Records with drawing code
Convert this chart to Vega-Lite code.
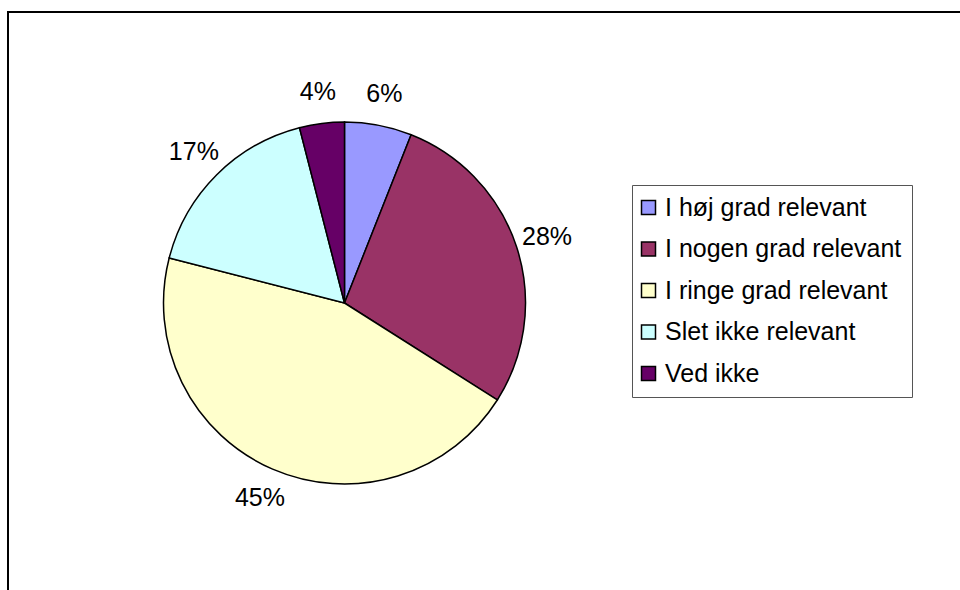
{
  "$schema": "https://vega.github.io/schema/vega-lite/v6.json",
  "width": 960,
  "height": 590,
  "autosize": {"type": "fit", "contains": "padding"},
  "padding": {"left": 8, "top": 12, "right": -10, "bottom": -10},
  "background": "white",
  "view": {"stroke": "black", "strokeWidth": 2, "fill": "white"},
  "config": {
    "view": {"stroke": "black", "strokeWidth": 2},
    "font": "Liberation Sans"
  },
  "data": {
    "values": [
      {"category": "I høj grad relevant", "share": 6, "label": "6%"},
      {"category": "I nogen grad relevant", "share": 28, "label": "28%"},
      {"category": "I ringe grad relevant", "share": 45, "label": "45%"},
      {"category": "Slet ikke relevant", "share": 17, "label": "17%"},
      {"category": "Ved ikke", "share": 4, "label": "4%"}
    ]
  },
  "encoding": {
    "theta": {"field": "share", "type": "quantitative", "stack": true},
    "order": {"field": "order", "type": "quantitative"}
  },
  "transform": [
    {"window": [{"op": "row_number", "as": "order"}]}
  ],
  "layer": [
    {
      "mark": {"type": "arc", "outerRadius": 181, "x": 336.5, "y": 291, "stroke": "black", "strokeWidth": 1.5},
      "encoding": {
        "color": {
          "field": "category",
          "type": "nominal",
          "sort": ["I høj grad relevant", "I nogen grad relevant", "I ringe grad relevant", "Slet ikke relevant", "Ved ikke"],
          "scale": {
            "domain": ["I høj grad relevant", "I nogen grad relevant", "I ringe grad relevant", "Slet ikke relevant", "Ved ikke"],
            "range": ["#9999FF", "#993366", "#FFFFCC", "#CCFFFF", "#660066"]
          },
          "legend": {
            "title": null,
            "orient": "none",
            "legendX": 624,
            "legendY": 173,
            "padding": 10,
            "strokeColor": "#555555",
            "fillColor": "white",
            "symbolType": "square",
            "symbolSize": 196,
            "symbolOffset": -6,
            "symbolStrokeColor": "black",
            "symbolStrokeWidth": 1.5,
            "symbolOpacity": 1,
            "labelFont": "Liberation Sans",
            "labelFontSize": 25,
            "labelColor": "black",
            "labelOffset": 4,
            "rowPadding": 15.5,
            "labelLimit": 400
          }
        }
      }
    },
    {
      "mark": {"type": "text", "radius": 213, "x": 336.5, "y": 291, "font": "Liberation Sans", "fontSize": 25, "color": "black", "align": "center", "baseline": "middle"},
      "encoding": {
        "text": {"field": "label", "type": "nominal"}
      }
    }
  ]
}
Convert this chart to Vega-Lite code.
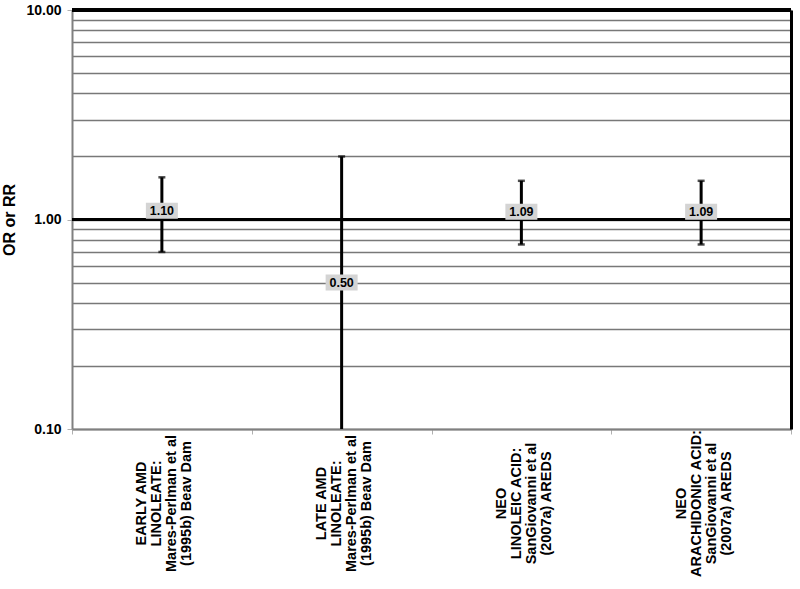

▶ _Exercise requirements_
Repeat the listing verbatim. Skip the pictures.

▶ _Written response_
Convert this chart to Vega-Lite code.
{
  "$schema": "https://vega.github.io/schema/vega-lite/v6.json",
  "width": 960,
  "height": 590,
  "autosize": {"type": "fit", "contains": "padding"},
  "padding": {"left": 8, "top": 12, "right": -10, "bottom": -10},
  "background": "white",
  "view": {"stroke": "black", "strokeWidth": 2, "fill": "white"},
  "config": {
    "view": {"stroke": "black", "strokeWidth": 2},
    "font": "Liberation Sans"
  },
  "data": {
    "values": [
      {"category": "I høj grad relevant", "share": 6, "label": "6%"},
      {"category": "I nogen grad relevant", "share": 28, "label": "28%"},
      {"category": "I ringe grad relevant", "share": 45, "label": "45%"},
      {"category": "Slet ikke relevant", "share": 17, "label": "17%"},
      {"category": "Ved ikke", "share": 4, "label": "4%"}
    ]
  },
  "encoding": {
    "theta": {"field": "share", "type": "quantitative", "stack": true},
    "order": {"field": "order", "type": "quantitative"}
  },
  "transform": [
    {"window": [{"op": "row_number", "as": "order"}]}
  ],
  "layer": [
    {
      "mark": {"type": "arc", "outerRadius": 181, "x": 336.5, "y": 291, "stroke": "black", "strokeWidth": 1.5},
      "encoding": {
        "color": {
          "field": "category",
          "type": "nominal",
          "sort": ["I høj grad relevant", "I nogen grad relevant", "I ringe grad relevant", "Slet ikke relevant", "Ved ikke"],
          "scale": {
            "domain": ["I høj grad relevant", "I nogen grad relevant", "I ringe grad relevant", "Slet ikke relevant", "Ved ikke"],
            "range": ["#9999FF", "#993366", "#FFFFCC", "#CCFFFF", "#660066"]
          },
          "legend": {
            "title": null,
            "orient": "none",
            "legendX": 624,
            "legendY": 173,
            "padding": 10,
            "strokeColor": "#555555",
            "fillColor": "white",
            "symbolType": "square",
            "symbolSize": 196,
            "symbolOffset": -6,
            "symbolStrokeColor": "black",
            "symbolStrokeWidth": 1.5,
            "symbolOpacity": 1,
            "labelFont": "Liberation Sans",
            "labelFontSize": 25,
            "labelColor": "black",
            "labelOffset": 4,
            "rowPadding": 15.5,
            "labelLimit": 400
          }
        }
      }
    },
    {
      "mark": {"type": "text", "radius": 213, "x": 336.5, "y": 291, "font": "Liberation Sans", "fontSize": 25, "color": "black", "align": "center", "baseline": "middle"},
      "encoding": {
        "text": {"field": "label", "type": "nominal"}
      }
    }
  ]
}
Convert this chart to Vega-Lite code.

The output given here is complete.